Surveillance following definitive treatment involves a DRE between 8 and 12 weeks after completion of chemoradiation. Patients then get classified according to whether they have a complete response, partial response, or progressive disease. If they have persistent disease at that time without progression, patients should be managed with close follow up to determine if further regression occurs. Persistent disease may continue to regress even at 26 weeks from the start of treatment, thus avoiding APR in these patients. If they have biopsy-proven disease after 26 weeks, or if they have progressive disease at any point, then further intensive treatment is warranted. While there is insufficient evidence to recommend routine use of PET/CT in the assessment of treatment response, a complete response on PET/CT is a good prognostic factor for overall survival and progression-free survival.

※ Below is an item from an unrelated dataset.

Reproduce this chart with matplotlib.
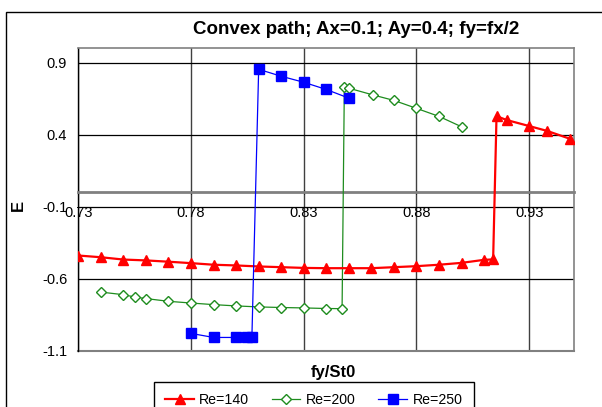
import matplotlib
matplotlib.use("Agg")
import matplotlib.pyplot as plt
from matplotlib.patches import Rectangle

plt.rcParams['font.family'] = ['Liberation Sans', 'DejaVu Sans']

# Re=140
red_x = [0.73, 0.74, 0.75, 0.76, 0.77, 0.78, 0.79, 0.80, 0.81, 0.82, 0.83, 0.84, 0.85,
         0.86, 0.87, 0.88, 0.89, 0.90, 0.91, 0.914, 0.9155, 0.92, 0.93, 0.938, 0.948]
red_y = [-0.439, -0.451, -0.467, -0.473, -0.482, -0.492, -0.503, -0.508, -0.515, -0.520,
         -0.525, -0.527, -0.527, -0.527, -0.520, -0.513, -0.503, -0.490, -0.469, -0.466,
         0.529, 0.502, 0.460, 0.426, 0.372]

# Re=200
green_x = [0.74, 0.75, 0.755, 0.76, 0.77, 0.78, 0.79, 0.80, 0.81, 0.82, 0.83, 0.84, 0.847,
           0.848, 0.85, 0.8605, 0.87, 0.88, 0.89, 0.90]
green_y = [-0.693, -0.711, -0.727, -0.738, -0.757, -0.769, -0.780, -0.789, -0.796, -0.800,
           -0.803, -0.807, -0.808, 0.732, 0.723, 0.677, 0.638, 0.583, 0.527, 0.455]

# Re=250
blue_x = [0.78, 0.79, 0.80, 0.805, 0.807, 0.810, 0.82, 0.83, 0.84, 0.85]
blue_y = [-0.980, -1.008, -1.008, -1.008, -1.004, 0.854, 0.806, 0.764, 0.714, 0.654]

xticks = [0.73, 0.78, 0.83, 0.88, 0.93]
yticks = [-1.1, -0.6, -0.1, 0.4, 0.9]

W, H = 602, 407
fig = plt.figure(figsize=(W / 100, H / 100), dpi=100)
ax = fig.add_axes([78.3 / W, 1 - 350.7 / H, (574.3 - 78.3) / W, (350.7 - 48.3) / H])

# outer chart border (cut off at right and bottom)
fig.patches.append(Rectangle((6 / W, -0.2), 1.2, 1.2 - 11.7 / H, fill=False,
                             edgecolor='black', lw=1, transform=fig.transFigure))

ax.plot(red_x, red_y, color='#ff0000', lw=1.6, marker='^', ms=7.5, mec='#ff0000',
        mfc='#ff0000', label='Re=140', zorder=5)
ax.plot(green_x, green_y, color='#1e8c1e', lw=0.9, marker='D', ms=5, mec='#1e8c1e',
        mfc='white', mew=1, label='Re=200', zorder=4)
ax.plot(blue_x, blue_y, color='#0000ff', lw=0.9, marker='s', ms=6.5, mec='#0000ff',
        mfc='#0000ff', label='Re=250', zorder=6)

ax.set_xlim(0.73, 0.95)
ax.set_ylim(-1.1, 1.0)
ax.set_xticks(xticks)
ax.set_yticks(yticks)
ax.set_xticklabels(['%.2f' % v for v in xticks])
ax.set_yticklabels(['%.1f' % v for v in yticks])

ax.yaxis.grid(True, color='black', lw=0.9)
ax.xaxis.grid(True, color='#404040', lw=1.0)
ax.set_axisbelow(True)

ax.spines['left'].set_color('black')
ax.spines['left'].set_linewidth(1)
for s in ['top', 'right']:
    ax.spines[s].set_color('#808080')
    ax.spines[s].set_linewidth(1.2)
ax.spines['bottom'].set_position(('data', 0))
ax.spines['bottom'].set_color('#808080')
ax.spines['bottom'].set_linewidth(2)
ax.axhline(-1.1, color='#808080', lw=1.5, clip_on=False, zorder=1)

ax.tick_params(axis='x', length=3, direction='inout', color='black', pad=8.5, labelsize=10.5)
ax.tick_params(axis='y', length=0, pad=8, labelsize=10.5)

fig.text(356 / W, 1 - 30 / H, 'Convex path; Ax=0.1; Ay=0.4; fy=fx/2', ha='center',
         va='center', fontsize=13.5, fontweight='bold')
fig.text(18 / W, 1 - 205 / H, 'E', rotation=90, ha='center', va='center',
         fontsize=12, fontweight='bold')
fig.text(333 / W, 1 - 372 / H, 'fy/St0', ha='center', va='center',
         fontsize=12, fontweight='bold')

leg = fig.legend(loc='upper left', bbox_to_anchor=(154 / W, 1 - 381.7 / H), ncol=3,
                 fancybox=False, edgecolor='black', framealpha=1, fontsize=10.2,
                 handlelength=2.0, handletextpad=0.4, columnspacing=1.6,
                 borderaxespad=0, borderpad=0.8)
leg.get_frame().set_linewidth(1)

fig.savefig('out.png', dpi=100)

Patients treated with IMRT have improved long-term toxicities relative to patients treated with conventional radiation techniques. The cumulative acute non-hematologic grade 3+ toxicity rate is ~20%. The most common non-hematologic acute toxicities include desquamation, proctitis, cystitis, and diarrhea. The cumulative rate of acute hematologic grade 3+ toxicity is ~60%, most commonly neutropenia. The most common late toxicity is grade 1 diarrhea in ~35%, which is manageable with conservative interventions. Additional long-term toxicities of chemoradiation include persistent radiation proctitis, angioectasias, and less commonly hip fractures, fistulas, sexual dysfunction, or strictures.
Patients at high risk for this disease should receive education about symptoms and risk factors for anal cancer, including patients with HIV, promiscuous sexual behavior, chronic immunosuppression not due to HIV, and chronic inflammatory states such as Crohn disease. HPV vaccines, when given before HPV exposure, may reduce the risk of anal cancer and need to be more widely utilized especially in high-risk populations.
The management of anal cancer requires a multidisciplinary discussion involving the physician subspecialties of radiology, pathology, radiation oncology, medical oncology, and surgical oncology to ensure proper diagnosis and staging as well as determine the optimal course of treatment. Also, the role of nurses, pharmacists, radiation therapists, physicists, and dosimetrists is crucial. Nurses help monitor patients during and after their treatment for pain, infection, and a variety of treatment-related complications. Pharmacists dispense the recommended medications and chemotherapeutic agents. Dosimetrists and physicists help the radiation oncologist develop a treatment plan delivered by the radiation therapist. Cancers of the lower GI tract require ample communication between all levels of health professionals to improve outcomes and enhance patient safety.